Work to be completed
Repeat the material verbatim and drop the pictures.

━━━━

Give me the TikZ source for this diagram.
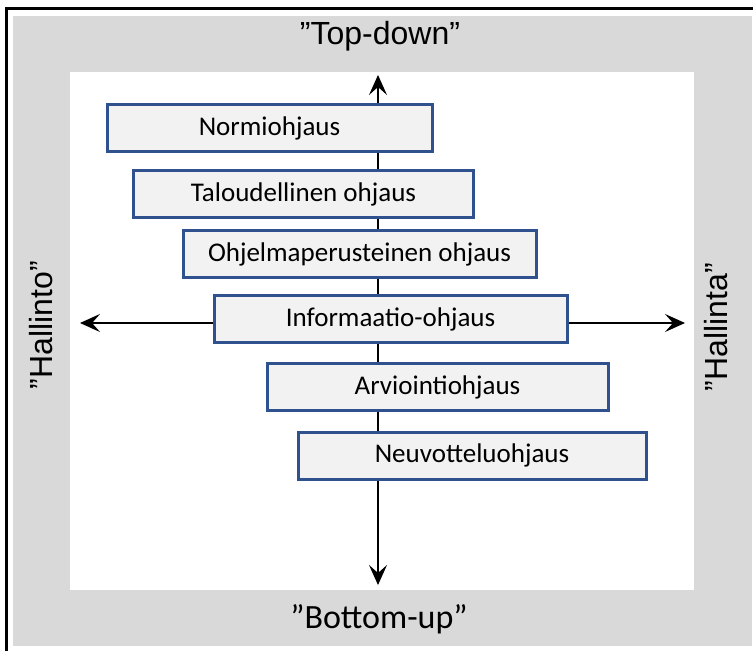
\documentclass[tikz,border=0pt]{standalone}
\usepackage{fontspec}
\setmainfont{Carlito}
\newfontfamily\arialfont{Liberation Sans}
\usetikzlibrary{arrows.meta}
\definecolor{boxblue}{RGB}{47,82,143}
\definecolor{boxfill}{RGB}{242,242,242}
\definecolor{band}{RGB}{217,217,217}

\begin{document}
\begin{tikzpicture}[x=0.5pt,y=-0.5pt,
  ohjaus/.style={draw=boxblue,fill=boxfill,line width=1.5pt,minimum height=23.5pt,
    inner sep=0pt,font=\fontsize{13.5}{16}\selectfont},
  tip/.style={-{Stealth[length=10pt,width=9pt,inset=4pt]}},
  side/.style={font=\arialfont\fontsize{16}{19}\selectfont}]
  \useasboundingbox (0,0) rectangle (753,651);

  % frame, gray band, white field
  \fill [band] (13,16) rectangle (752,646);
  \fill [white] (70,72) rectangle (694,590);
  \draw [line width=1.5pt] (6,651) -- (6,8.5) -- (753,8.5);

  \node [side] (td) at (380,36) {”Top-down”};
  \node [font=\fontsize{17}{20}\selectfont] (bu) at (379,619) {”Bottom-up”};
  \node [side,rotate=90] (hto) at (41,325) {”Hallinto”};
  \node [side,rotate=90] (hta) at (716,327) {”Hallinta”};

  \coordinate (top) at (378,75);
  \coordinate (bottom) at (378,585);
  \coordinate (left) at (80,323);
  \coordinate (right) at (685,323);

  \draw [{Stealth[length=10pt,width=9pt,inset=4pt]}-{Stealth[length=10pt,width=9pt,inset=4pt]},line width=0.6pt] (bottom) -- (top);

  \node [ohjaus,minimum width=162.5pt] (n1) at (269.5,128) {Normiohjaus};
  \node [ohjaus,minimum width=170pt] (n2) at (303.5,194) {Taloudellinen ohjaus};
  \node [ohjaus,minimum width=176.5pt] (n3) at (359.5,254.5) {Ohjelmaperusteinen ohjaus};
  \node [ohjaus,minimum width=176.5pt] (n4) at (390.5,319.5) {Informaatio-ohjaus};
  \node [ohjaus,minimum width=170.5pt] (n5) at (437.5,387) {Arviointiohjaus};
  \node [ohjaus,minimum width=174pt] (n6) at (472,455.5) {Neuvotteluohjaus};

  \draw [tip,line width=1.2pt] (n4.west |- left) -- (left);
  \draw [tip,line width=0.6pt] (n4.east |- right) -- (right);
\end{tikzpicture}
\end{document}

━━━━

Completed task
Give me the TikZ source for this diagram.
\documentclass[tikz,border=0pt]{standalone}
\usepackage{fontspec}
\setmainfont{Carlito}
\newfontfamily\arialfont{Liberation Sans}
\usetikzlibrary{arrows.meta}
\definecolor{boxblue}{RGB}{47,82,143}
\definecolor{boxfill}{RGB}{242,242,242}
\definecolor{band}{RGB}{217,217,217}

\begin{document}
\begin{tikzpicture}[x=0.5pt,y=-0.5pt,
  ohjaus/.style={draw=boxblue,fill=boxfill,line width=1.5pt,minimum height=23.5pt,
    inner sep=0pt,font=\fontsize{13.5}{16}\selectfont},
  tip/.style={-{Stealth[length=10pt,width=9pt,inset=4pt]}},
  side/.style={font=\arialfont\fontsize{16}{19}\selectfont}]
  \useasboundingbox (0,0) rectangle (753,651);

  % frame, gray band, white field
  \fill [band] (13,16) rectangle (752,646);
  \fill [white] (70,72) rectangle (694,590);
  \draw [line width=1.5pt] (6,651) -- (6,8.5) -- (753,8.5);

  \node [side] (td) at (380,36) {”Top-down”};
  \node [font=\fontsize{17}{20}\selectfont] (bu) at (379,619) {”Bottom-up”};
  \node [side,rotate=90] (hto) at (41,325) {”Hallinto”};
  \node [side,rotate=90] (hta) at (716,327) {”Hallinta”};

  \coordinate (top) at (378,75);
  \coordinate (bottom) at (378,585);
  \coordinate (left) at (80,323);
  \coordinate (right) at (685,323);

  \draw [{Stealth[length=10pt,width=9pt,inset=4pt]}-{Stealth[length=10pt,width=9pt,inset=4pt]},line width=0.6pt] (bottom) -- (top);

  \node [ohjaus,minimum width=162.5pt] (n1) at (269.5,128) {Normiohjaus};
  \node [ohjaus,minimum width=170pt] (n2) at (303.5,194) {Taloudellinen ohjaus};
  \node [ohjaus,minimum width=176.5pt] (n3) at (359.5,254.5) {Ohjelmaperusteinen ohjaus};
  \node [ohjaus,minimum width=176.5pt] (n4) at (390.5,319.5) {Informaatio-ohjaus};
  \node [ohjaus,minimum width=170.5pt] (n5) at (437.5,387) {Arviointiohjaus};
  \node [ohjaus,minimum width=174pt] (n6) at (472,455.5) {Neuvotteluohjaus};

  \draw [tip,line width=1.2pt] (n4.west |- left) -- (left);
  \draw [tip,line width=0.6pt] (n4.east |- right) -- (right);
\end{tikzpicture}
\end{document}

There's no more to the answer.